You: Run AutoML on my dataset with high quality

LLM calls:
  load_data(source="data.csv", target_column="label")
  automl(dataset_id="ds_...", preset="high_quality")

Interpretable pipeline

You: I need an interpretable model for regulatory compliance

LLM calls:
  load_data(source="loans.csv", target_column="default")
  list_models(task_type="classification", interpretable_only=true)
  train_model(dataset_id="ds_...", model_name="ebm")
  explain_model(model_id="model_...", method="importance")
  create_report(model_id="model_...")
  export_script(model_id="model_...")

Data exploration

You: Explore this dataset and show me the correlations

LLM calls:
  load_data(source="housing.csv", target_column="price")
  inspect_data(dataset_id="ds_...", operation="summary")
  inspect_data(dataset_id="ds_...", operation="correlations")
  create_visualization(chart_type="heatmap", dataset_id="ds_...")
  create_visualization(chart_type="histogram", dataset_id="ds_...", params='{"column": "price"}')

Preprocessing + training

You: Impute missing values, scale features, then train XGBoost

LLM calls:
  load_data(source="messy_data.csv", target_column="outcome")
  preprocess(dataset_id="ds_...", operations='[{"type":"impute","strategy":"median"},{"type":"scale","method":"standard"}]')
  train_model(dataset_id="ds_preprocessed_...", model_name="xgb")

Session Management

Every artifact gets a short ID:

  • Datasets: ds_a1b2c3d4

  • Models: model_e5f6g7h8

  • Visualizations: viz_i9j0k1l2

These IDs are passed between tools to chain operations. The endgame://session/state resource shows all current artifacts at any time.

Artifacts live in memory for the duration of the server process. Files (visualizations, exported scripts, saved models) are written to the working directory (/tmp/endgame_mcp by default, configurable via ENDGAME_MCP_WORKDIR).

Error Handling

All tools return structured JSON with consistent format:

// Success
{"status": "ok", "dataset_id": "ds_a1b2c3d4", "shape": [1000, 15], ...}

// Error
{"status": "error", "error_type": "not_found", "message": "Dataset 'ds_xxx' not found", "hint": "Use load_data() first"}

Error types: not_found, validation, missing_dependency, timeout, internal.

Configuration

Environment Variable

Default

Description

ENDGAME_MCP_WORKDIR

/tmp/endgame_mcp

Working directory for output files

ENDGAME_MCP_TIMEOUT

600

Max seconds for training operations before timeout

Troubleshooting

Categorical features produce wrong predictions

Endgame’s MCP server stores fitted label encoders from training and reuses them during evaluation and prediction. This ensures that categorical values like "red" -> 0, "green" -> 1 are encoded consistently across the entire pipeline. If you see unexpected predictions on categorical data, verify you are using a model trained through the MCP server (which stores encoders automatically).
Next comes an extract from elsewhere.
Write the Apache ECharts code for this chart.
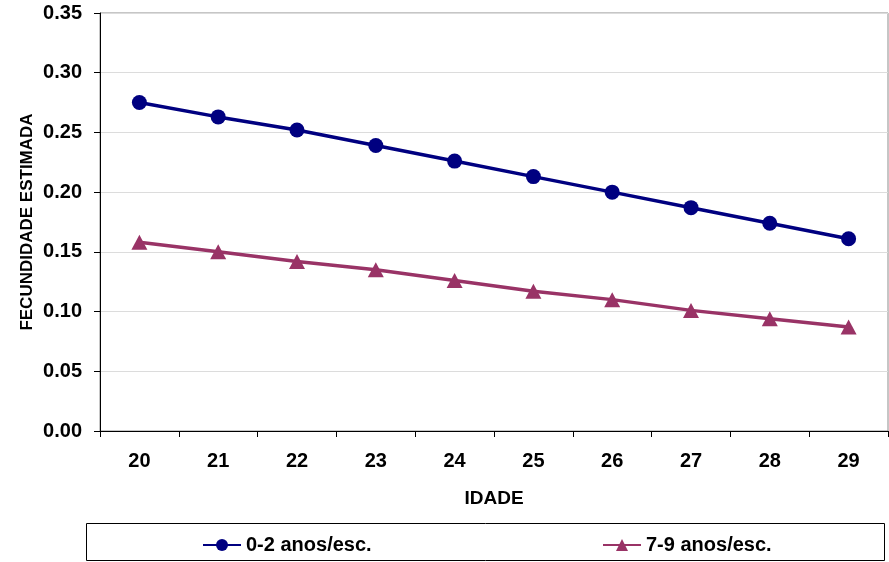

Categories that appear in test data but were not seen during training are encoded as -1.

Forecasting fails with “missing_dependency”

The forecast tool requires statsforecast for ARIMA, ETS, and Theta methods. Install it with:

pip install statsforecast

The naive method works without extra dependencies and returns the last observed value repeated for the forecast horizon.

Training hangs or takes too long

Training operations have a configurable timeout (default: 10 minutes). Set a custom timeout via the ENDGAME_MCP_TIMEOUT environment variable:

ENDGAME_MCP_TIMEOUT=300 python -m endgame.mcp  # 5-minute timeout

If training consistently times out, try:

  • A simpler model (e.g., lgbm instead of ft_transformer)

  • A smaller dataset (use sample_n parameter in load_data)

  • The fast preset for automl

ROC/PR curves fail on multiclass problems

ROC curves and PR curves require binary classification. For multiclass problems, use confusion_matrix instead:

create_visualization(chart_type="confusion_matrix", model_id="model_...")

Server stdout corruption

If you see garbled output or JSON parse errors, ensure no Endgame code is printing to stdout. The MCP server redirects stdout to stderr during tool calls, but any code running outside tool calls could corrupt the stdio transport. Use the --sse flag for debugging:

python -m endgame.mcp --sse